When did you make the move to Canada?
I left San Francisco about eight years ago because the housing market was out of control. I wanted to live somewhere that had an amazing environment where I could raise my family, and I just happened to find that in Canada. I was able to find a 32-acre farm on Vancouver Island where we can hike in the woods, grow vegetables, and raise sheep. On the days that I am not able to work remotely, I charter a small single-engine Cessna 206 to our corporate offices for Bulletproof in Seattle.
What do you do during that commute?
The trip takes about 40 minutes and costs around $600, which includes the cars in the city. Sometimes less if I charter along with other people, and it eliminates the headache that commercial flying can be. During the commute, I like to appreciate nature and marvel at how beautiful the scenery between Vancouver and Seattle really is. I enjoy that time up in the air.
During the commute, I like to appreciate nature and marvel at how beautiful the scenery between Vancouver and Seattle really is. I enjoy that time up in the air.
Have any profound experiences on that commute?
My daughter came along with me one day and there just so happened to be a rainbow that appeared above the clouds. It was the first time she had seen anything like that, and it was amazing to experience that with her.
ERIC HINMAN, ENDURANCE ATHELETE AND ENTREPRENUER
Homebase: Denver, Colorado
The Office: Boulder, Colordao
The Ride: Tesla
Duration: 30 minutes
Eric Hinman is one of those lucky guys who can call being outdoors his job. His hobbies as a Crossfit and Ironman competitor set him on a course to work in the fitness landscape as an entrepreneur. Hinman opened a few health-focused restaurants in his hometown of upstate New York before making the move to the mountains of Colorado, where he currently works with various nutrition brands. Not to mention, he gets the chance to find the perfect place to cut up some bike trails on his drives through The Flatirons.
What do you enjoy about driving through Colorado?

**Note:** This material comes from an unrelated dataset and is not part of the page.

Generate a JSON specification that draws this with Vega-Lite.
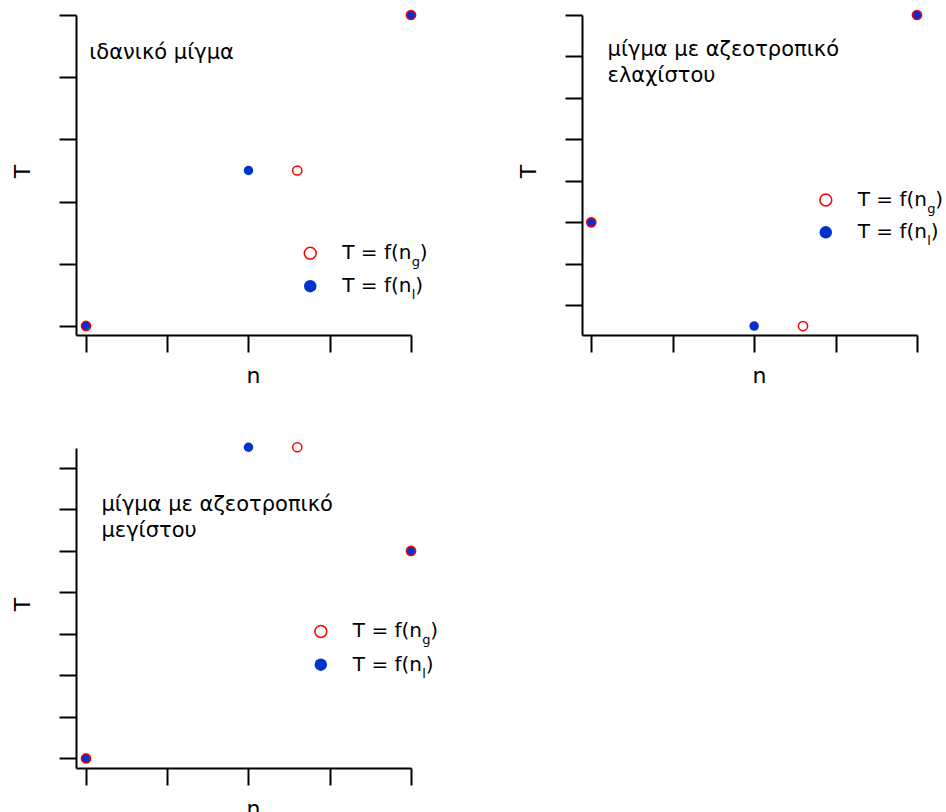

Colorado is a mecca when it comes to hiking, running, mountain biking, and outdoor living. There is always a kind of activity that I can do anywhere in the area. Every drive that I do in the state is incredibly scenic. I believe getting to take in that kind of nature on a daily basis is good for the soul. The drive into Boulder from Denver is especially beautiful. When you hit four miles out from Boulder you just see all of the Flatirons, Chautauqua, and all the mountains in the Front Range.
How does the commute usually play out?
First stop is Heil Valley Ranch, a pretty amazing mountain biking trail that is just about 10 minutes outside of Boulder. Once I finish that I will usually do a trail run of Mount Sanitas, which can take anywhere around an hour.
Do you listen to anything on the drive?
I like to crank a little hip-hop music, the standards like Tupac, Biggie, Kanye, and Jay Z. I have been really getting into Drake’s new album.
How does your Tesla handle Colorado?
I have converted my Tesla in an adventure vehicle that is usually full of gear, smells of sweat, and is covered in mud. I love the autopilot feature on the highway, being able to be more productive than if you were fully in charge of the drive is a great benefit for me. The only drawback is there aren’t as many charging stations as I would like just yet, but I am usually able to work ways around it.
The drive into Boulder from Denver is especially beautiful. When you hit four miles out from Boulder you just see all of the Flatirons, Chautauqua, and all the mountains in the Front Range.
What do you do when the car is charging?
I plan it out so that I will use that opportunity to do some kind of Metcon workout, and maybe a set of handstand push-ups. By the time it is finished charging, it’s time to commute back—usually a little after rush hour.